Nonostante Pechino mostri i muscoli, qualsiasi azione militare esplicita avrebbe un costo enorme però per la Cina stessa. Lo Stretto di Taiwan gioca un ruolo fondamentale negli scambi commerciali della Cina con il mondo. Bloomberg Economics ha calcolato in 10mila miliardi di dollari il costo potenziale per l’economia mondiale. E Taiwan ha un’enorme importanza strategica come centro di produzione di alcuni dei semiconduttori più avanzati al mondo (l’isola produce il 60% dei semiconduttori mondiali e il 90% di quelli più avanzati).

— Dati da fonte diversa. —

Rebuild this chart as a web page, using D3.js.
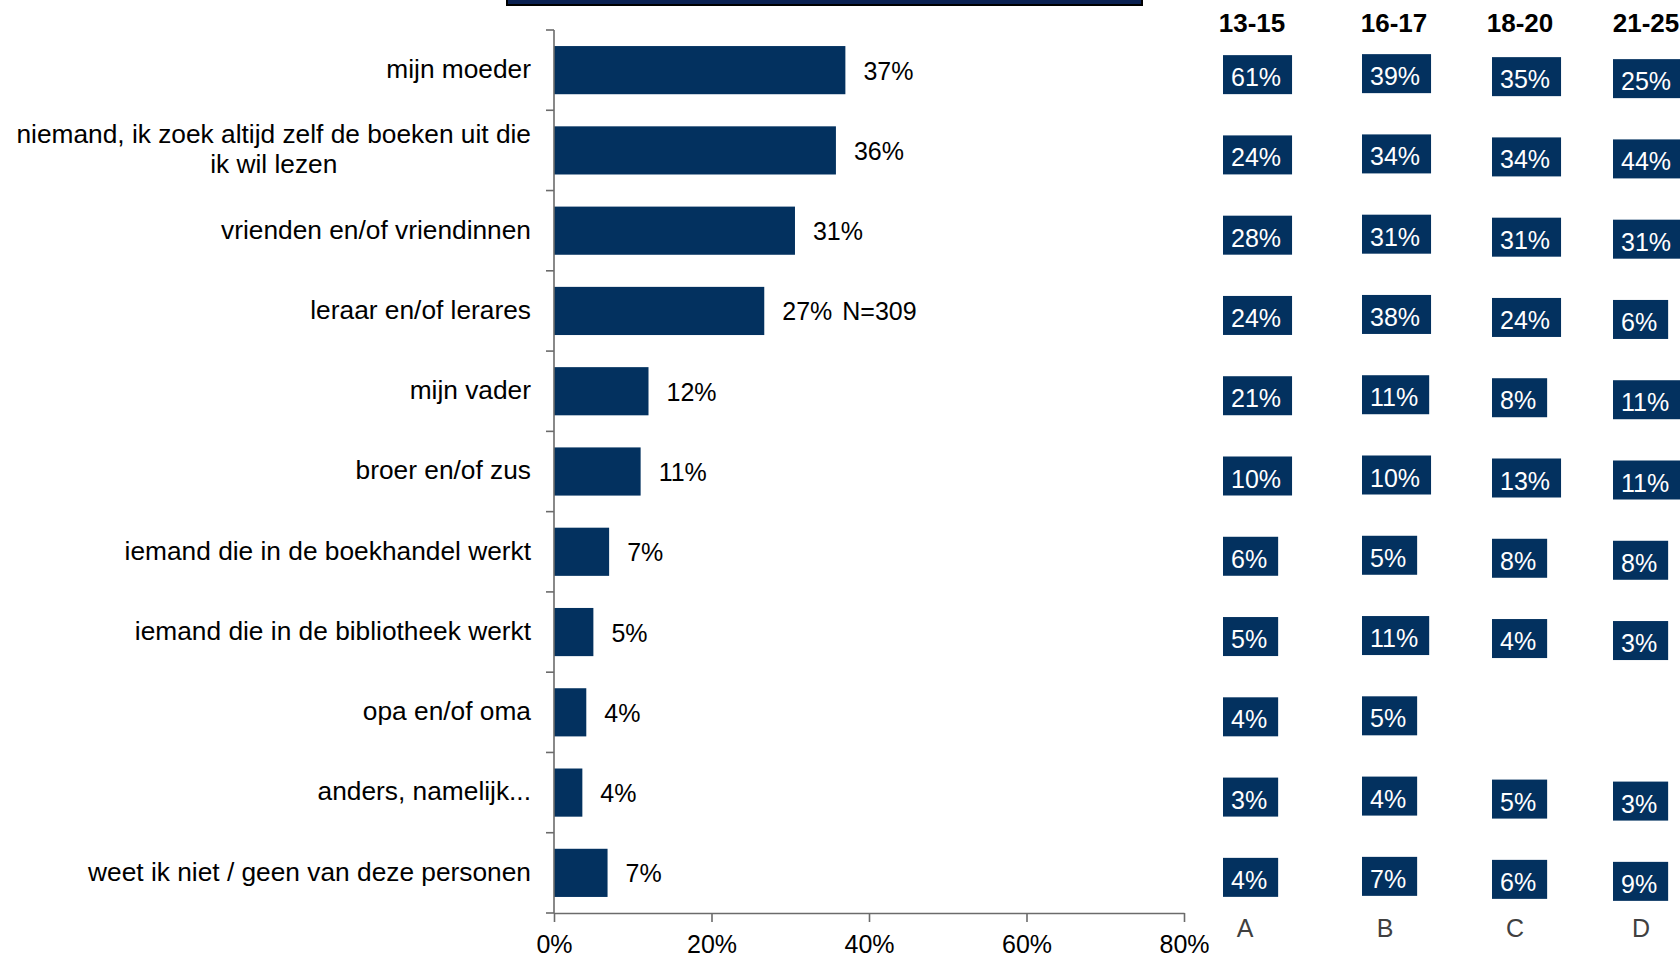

Per gli elettori taiwanesi non c’è solo la questione Cina in agenda: ma il rallentamento dell’economia, il costo delle case, i salari, l’educazione. La priorità per le questioni economiche è molto forte tra gli elettori sotto i 40 anni.

Una vittoria di Lai potrebbe anche aggravare gli attriti tra Cina e Stati Uniti per il sostegno di Washington a Taiwan. Pechino ha ripetutamente accusato l’amministrazione Biden di “connivenza e sostegno alle forze separatiste ‘indipendentiste di Taiwan’”. Questo metterebbe a dura prova la fragile distensione delle tensioni bilaterali che il presidente Joe Biden e il leader cinese Xi Jinping hanno mediato nel loro incontro a San Francisco a novembre. Washington, nel frattempo, ha fatto sapere che invierà una “delegazione non ufficiale” sull’isola dopo le elezioni. Una decisione accolta negativamente dalla Cina, che ha ribadito senza mezzi termini, tramite la portavoce del ministero degli Esteri Mao Ning, che Pechino “si oppone sempre con decisione a ogni forma di scambio ufficiale Usa-Taiwan”. La portavoce ha anche ricordato che Taipei “è la linea rossa numero uno che non deve essere oltrepassata nelle relazioni tra Cina e Usa“.

Ma uno scenario incerto è anche quello che vede la vittoria di Hou Yu-ih. Pur essendo più aperto al confronto con Pechino, il partito a cui appartiene, il Kuomintang, ha storicamente un rapporto ambiguo con il Partito Comunista Cinese che è passato da alleato nel conflitto contro gli occupanti giapponesi a nemico nella guerra civile di Mao Zedong. Tuttavia, nella convinzione che gli scambi intra-stretto possano dare dividendi economici e politici, l’impegno con la Cina è sempre stata la linea del KMT.

Infine, la politica con Pechino di Ko Wen-je: seguire i principi di “deterrenza e comunicazione” e focalizzarsi sulle questioni relative a salari, carenza di alloggi a prezzi accessibili e scarse prospettive di carriera. Tutti temi sensibili, soprattutto nell’elettorato giovanile, che per ora non bastano a favorirlo nei sondaggi.